Best practices, tips & tricks

1. Monitoring individual CPU utilization in all cores

Checkmk automatically sets up a service under both Linux and Windows that monitors the average CPU usage over the course of the last minute. On the one hand, this makes sense, but on the other hand it does not recognize some errors, for example, that a single process runs amok and continuously utilizes one CPU at 100 %. In a system with 16 CPUs, however, a CPU only contributes 6.25 % to the overall performance, and so even in the extreme case described, a total utilization of only 6.25 % is recorded — which does not trigger a notification.

For this reason, Checkmk provides the option (for Linux and for Windows) of monitoring all available CPUs individually and determining whether any of their cores is constantly busy over a longer period of time. Setting up this check has turned out to be a good idea.

To set up this check for your Windows servers, you need for the CPU utilization service the CPU utilization for simple devices rule set, which you can find under the Service monitoring rules. This rule set is responsible for monitoring all CPUs — but it also has this option: Levels over an extended time period on a single core CPU utilization.

Create a new rule and activate only this option in it:

Dialog for defining the monitoring of CPU utilization of individual cores for Windows servers.

Define the condition so that it only applies to the Windows servers, for instance by using a suitable folder or host tag. This rule will not affect other rules of the same rule set if they set other options, such as the thresholds for the total CPU utilization.

For Linux servers, this is the responsibility of the CPU utilization on Linux/Unix rule set, in which you can set the same option.

2. Monitoring Windows services

By default, Checkmk does not monitor any services on your Windows servers. Why not? This is simply because Checkmk does not know which services are important to you.

If you do not want to go to the trouble of manually determining for each server which services are important, you can also set up a check that simply checks whether all services with the start type "automatic" are in fact running. In addition, you can be informed whether services are running that were started manually — out of order, so to speak. These will no longer run after a reboot — which could be a problem.

To implement this, you first need the Windows Services rule set which you can find under the Service monitoring rules, by using the search function Setup > General > Rule search, for example. The crucial option in the new rule is Services states. Activate this and add three new elements for the states of the services:

Dialog for defining the Windows server services to be monitored depending on their status.

This allows you to implement the following monitoring:

A service with the start type auto, and which is running, is considered to be OK.
A service with the start type auto that is not running is considered to be CRIT.
A service with the start type demand, and which is running is considered to be WARN.

However, this rule only applies to services that are actually being monitored. Therefore, we need a second step and a second rule, this time from the Windows service discovery rule set, with which you define which Windows services Checkmk should monitor as services.

When you create this rule, you can first enter the regular expression .* in the Services (Regular Expressions) option, which will then be applied to all services.

After saving the rule, switch to the service configuration for a suitable host. There you will find a large number of new services — one for each Windows service.

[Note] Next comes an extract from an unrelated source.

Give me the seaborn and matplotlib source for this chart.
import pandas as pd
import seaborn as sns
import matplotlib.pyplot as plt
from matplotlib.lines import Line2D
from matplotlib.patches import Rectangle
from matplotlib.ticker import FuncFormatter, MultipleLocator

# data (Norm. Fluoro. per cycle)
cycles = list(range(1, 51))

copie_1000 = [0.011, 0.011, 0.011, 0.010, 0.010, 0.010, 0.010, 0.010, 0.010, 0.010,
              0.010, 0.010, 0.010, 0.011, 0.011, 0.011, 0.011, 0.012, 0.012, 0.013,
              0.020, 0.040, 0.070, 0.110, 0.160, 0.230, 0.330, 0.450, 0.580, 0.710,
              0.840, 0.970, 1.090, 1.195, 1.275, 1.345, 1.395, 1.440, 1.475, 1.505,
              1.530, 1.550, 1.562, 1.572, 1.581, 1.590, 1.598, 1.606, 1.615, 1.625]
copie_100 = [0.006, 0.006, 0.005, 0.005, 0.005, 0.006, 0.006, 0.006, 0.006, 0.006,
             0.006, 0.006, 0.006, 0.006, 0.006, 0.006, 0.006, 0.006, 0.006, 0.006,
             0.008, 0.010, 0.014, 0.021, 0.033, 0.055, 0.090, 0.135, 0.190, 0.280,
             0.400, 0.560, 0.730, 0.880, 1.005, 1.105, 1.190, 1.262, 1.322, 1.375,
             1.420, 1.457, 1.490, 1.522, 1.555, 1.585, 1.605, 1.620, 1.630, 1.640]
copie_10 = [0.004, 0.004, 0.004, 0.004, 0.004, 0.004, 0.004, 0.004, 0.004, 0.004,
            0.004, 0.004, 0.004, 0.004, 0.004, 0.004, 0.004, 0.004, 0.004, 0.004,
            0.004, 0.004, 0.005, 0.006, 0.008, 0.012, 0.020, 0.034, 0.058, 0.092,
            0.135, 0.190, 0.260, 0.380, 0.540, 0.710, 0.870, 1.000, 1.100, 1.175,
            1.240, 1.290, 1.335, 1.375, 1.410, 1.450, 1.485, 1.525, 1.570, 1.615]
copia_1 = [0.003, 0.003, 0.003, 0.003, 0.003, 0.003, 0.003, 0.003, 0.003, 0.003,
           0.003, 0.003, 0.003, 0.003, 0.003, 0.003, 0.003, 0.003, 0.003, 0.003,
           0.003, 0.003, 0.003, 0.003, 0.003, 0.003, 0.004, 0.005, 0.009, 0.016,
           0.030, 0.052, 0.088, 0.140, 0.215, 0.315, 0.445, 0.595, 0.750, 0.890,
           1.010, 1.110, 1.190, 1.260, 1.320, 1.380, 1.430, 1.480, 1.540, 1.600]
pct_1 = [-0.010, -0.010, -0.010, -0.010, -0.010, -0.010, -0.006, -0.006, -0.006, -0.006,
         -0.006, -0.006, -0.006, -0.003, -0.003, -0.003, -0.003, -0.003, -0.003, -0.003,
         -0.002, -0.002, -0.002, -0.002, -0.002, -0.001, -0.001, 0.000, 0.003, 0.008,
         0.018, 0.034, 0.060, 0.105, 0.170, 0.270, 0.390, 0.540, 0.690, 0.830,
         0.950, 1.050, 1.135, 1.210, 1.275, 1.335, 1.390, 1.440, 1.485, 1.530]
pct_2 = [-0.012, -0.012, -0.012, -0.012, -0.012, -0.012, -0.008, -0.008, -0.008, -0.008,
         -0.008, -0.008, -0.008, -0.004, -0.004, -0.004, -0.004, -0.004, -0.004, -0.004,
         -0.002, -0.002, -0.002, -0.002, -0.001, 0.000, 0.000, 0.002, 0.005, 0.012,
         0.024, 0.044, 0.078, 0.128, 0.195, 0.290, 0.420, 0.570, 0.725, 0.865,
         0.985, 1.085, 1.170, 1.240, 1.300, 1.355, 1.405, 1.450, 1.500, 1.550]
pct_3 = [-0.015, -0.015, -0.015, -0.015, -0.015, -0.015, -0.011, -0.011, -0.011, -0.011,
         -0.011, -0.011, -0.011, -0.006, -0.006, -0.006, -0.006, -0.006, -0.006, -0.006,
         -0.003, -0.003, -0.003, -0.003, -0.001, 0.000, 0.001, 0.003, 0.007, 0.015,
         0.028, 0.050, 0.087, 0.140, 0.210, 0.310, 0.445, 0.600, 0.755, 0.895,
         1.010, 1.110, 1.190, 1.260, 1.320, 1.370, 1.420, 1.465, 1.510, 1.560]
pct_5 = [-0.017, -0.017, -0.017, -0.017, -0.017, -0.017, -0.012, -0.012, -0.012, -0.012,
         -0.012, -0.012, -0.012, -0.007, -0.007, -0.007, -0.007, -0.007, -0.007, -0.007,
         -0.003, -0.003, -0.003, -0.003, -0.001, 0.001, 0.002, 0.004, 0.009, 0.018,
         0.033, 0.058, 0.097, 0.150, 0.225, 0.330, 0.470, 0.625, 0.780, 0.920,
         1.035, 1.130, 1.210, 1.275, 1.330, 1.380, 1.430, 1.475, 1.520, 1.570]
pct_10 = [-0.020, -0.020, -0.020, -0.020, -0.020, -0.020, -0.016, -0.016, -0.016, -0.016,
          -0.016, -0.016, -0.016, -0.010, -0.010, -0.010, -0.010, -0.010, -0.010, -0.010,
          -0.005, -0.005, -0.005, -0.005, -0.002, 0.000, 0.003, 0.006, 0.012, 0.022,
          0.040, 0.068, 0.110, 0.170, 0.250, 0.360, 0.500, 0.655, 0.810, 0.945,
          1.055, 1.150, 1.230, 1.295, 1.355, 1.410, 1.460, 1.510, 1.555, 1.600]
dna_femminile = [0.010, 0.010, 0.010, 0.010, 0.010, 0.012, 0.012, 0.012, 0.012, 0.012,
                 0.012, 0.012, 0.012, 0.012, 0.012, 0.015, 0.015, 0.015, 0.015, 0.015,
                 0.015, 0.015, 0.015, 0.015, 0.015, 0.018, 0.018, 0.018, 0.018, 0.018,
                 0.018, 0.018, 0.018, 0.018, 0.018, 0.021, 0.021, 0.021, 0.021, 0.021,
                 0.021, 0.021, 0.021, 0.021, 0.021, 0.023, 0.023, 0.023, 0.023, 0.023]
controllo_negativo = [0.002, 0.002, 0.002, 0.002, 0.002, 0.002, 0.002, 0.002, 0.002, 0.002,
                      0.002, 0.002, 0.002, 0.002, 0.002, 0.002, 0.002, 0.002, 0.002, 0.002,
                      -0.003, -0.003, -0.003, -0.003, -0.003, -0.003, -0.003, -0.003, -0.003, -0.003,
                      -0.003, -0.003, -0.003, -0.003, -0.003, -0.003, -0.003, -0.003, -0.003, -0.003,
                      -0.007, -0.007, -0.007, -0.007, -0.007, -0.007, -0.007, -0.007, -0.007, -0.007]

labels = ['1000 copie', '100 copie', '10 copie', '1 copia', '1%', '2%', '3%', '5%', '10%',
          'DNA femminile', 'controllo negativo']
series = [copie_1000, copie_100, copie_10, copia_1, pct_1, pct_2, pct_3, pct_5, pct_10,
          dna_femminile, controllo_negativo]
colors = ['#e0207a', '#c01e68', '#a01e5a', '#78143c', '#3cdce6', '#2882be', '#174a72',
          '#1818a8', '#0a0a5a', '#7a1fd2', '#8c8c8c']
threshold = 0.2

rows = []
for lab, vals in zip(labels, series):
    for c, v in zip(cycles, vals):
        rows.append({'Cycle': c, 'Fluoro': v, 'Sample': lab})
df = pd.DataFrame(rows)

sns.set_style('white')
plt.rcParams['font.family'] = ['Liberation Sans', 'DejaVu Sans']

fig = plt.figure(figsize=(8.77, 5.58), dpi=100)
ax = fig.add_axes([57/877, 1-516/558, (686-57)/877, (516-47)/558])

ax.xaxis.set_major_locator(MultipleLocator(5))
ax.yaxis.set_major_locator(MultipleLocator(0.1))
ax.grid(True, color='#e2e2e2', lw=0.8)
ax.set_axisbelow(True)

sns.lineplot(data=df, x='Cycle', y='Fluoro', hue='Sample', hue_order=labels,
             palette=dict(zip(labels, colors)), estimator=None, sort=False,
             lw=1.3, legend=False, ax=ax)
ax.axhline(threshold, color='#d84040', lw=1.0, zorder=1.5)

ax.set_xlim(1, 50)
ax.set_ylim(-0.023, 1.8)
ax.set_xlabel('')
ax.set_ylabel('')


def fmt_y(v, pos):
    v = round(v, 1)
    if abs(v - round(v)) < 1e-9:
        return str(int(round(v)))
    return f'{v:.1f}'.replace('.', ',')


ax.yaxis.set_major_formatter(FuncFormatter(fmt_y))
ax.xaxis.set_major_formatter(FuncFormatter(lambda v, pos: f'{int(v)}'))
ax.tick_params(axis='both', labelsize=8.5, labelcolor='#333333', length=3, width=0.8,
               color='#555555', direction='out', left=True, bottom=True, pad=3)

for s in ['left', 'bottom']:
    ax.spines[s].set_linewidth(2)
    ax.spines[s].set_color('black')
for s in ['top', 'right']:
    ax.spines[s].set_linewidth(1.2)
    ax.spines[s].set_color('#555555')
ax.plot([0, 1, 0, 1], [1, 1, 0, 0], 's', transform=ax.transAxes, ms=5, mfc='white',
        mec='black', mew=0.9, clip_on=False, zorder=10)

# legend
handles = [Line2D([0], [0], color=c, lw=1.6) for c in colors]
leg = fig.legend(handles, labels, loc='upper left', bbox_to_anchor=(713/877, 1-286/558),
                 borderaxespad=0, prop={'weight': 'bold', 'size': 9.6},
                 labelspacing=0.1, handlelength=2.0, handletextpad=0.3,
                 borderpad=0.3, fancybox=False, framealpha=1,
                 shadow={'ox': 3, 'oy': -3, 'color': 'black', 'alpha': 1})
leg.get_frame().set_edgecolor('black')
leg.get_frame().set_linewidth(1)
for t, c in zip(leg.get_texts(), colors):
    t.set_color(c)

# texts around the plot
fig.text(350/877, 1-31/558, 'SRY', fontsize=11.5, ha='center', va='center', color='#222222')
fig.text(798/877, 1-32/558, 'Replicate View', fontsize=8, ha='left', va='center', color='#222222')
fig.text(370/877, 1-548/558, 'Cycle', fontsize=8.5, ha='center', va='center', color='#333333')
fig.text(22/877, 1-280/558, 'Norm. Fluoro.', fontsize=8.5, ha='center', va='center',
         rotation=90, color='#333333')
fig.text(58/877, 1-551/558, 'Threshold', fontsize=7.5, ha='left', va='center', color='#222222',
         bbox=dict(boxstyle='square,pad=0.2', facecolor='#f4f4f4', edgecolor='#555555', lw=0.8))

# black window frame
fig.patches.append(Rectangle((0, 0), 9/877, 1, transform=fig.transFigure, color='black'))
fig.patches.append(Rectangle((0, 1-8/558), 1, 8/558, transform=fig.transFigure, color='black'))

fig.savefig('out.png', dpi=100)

To limit the number of monitored services to those of interest to you, return to the rule and refine the search terms as needed. This is case-sensitive. Here is an example of a customized service selection:

Dialog for defining the names of the Windows services to be monitored.

If you have previously included services that do not match the new search expressions now in the monitoring, they will appear as vanished in the service configuration. With the Rescan button you can clear the air and have the entire service list recreated.

3. Monitoring internet connections

Your organization’s access to the internet is certainly very important to everybody. Monitoring the connection to 'the internet' is a bit difficult to implement, as it involves the billions of computers which could (hopefully) be accessible — or not. Nevertheless, you can still set up an efficient monitoring system, based on the following construction plan:

Select several computers on the internet that should normally be reachable via a ping command and note their IP addresses.
Create a new host in Checkmk, for example with the name internet and configure it as follows: For IPv4 address enter one of the noted IP addresses. Under Additional IPv4 addresses enter the remaining IP addresses. Under Monitoring agents, enable Checkmk agent / API integrations and select No API integrations, no Checkmk agent there. Save the host without service discovery.
Create a new rule from the Check hosts with PING (ICMP Echo Request) rule set that only applies to the new host internet (for example, via the Explicit hosts condition, or a matching host tag). Configure the rule as follows: Enable Service description and enter Internet connection. Enable Alternate address to ping and select Ping all IPv4 addresses there. Enable Number of positive responses required for OK state and enter 1.
Create another rule that also only applies to the host internet, this time from the Host check command rule set. There, select as Host check command the Use the status of the service… option and enter Internet connection as its name - the same name you chose as the service name in the previous step.

If you now activate the changes, you will get the new host internet with the single service Internet connection in the monitoring.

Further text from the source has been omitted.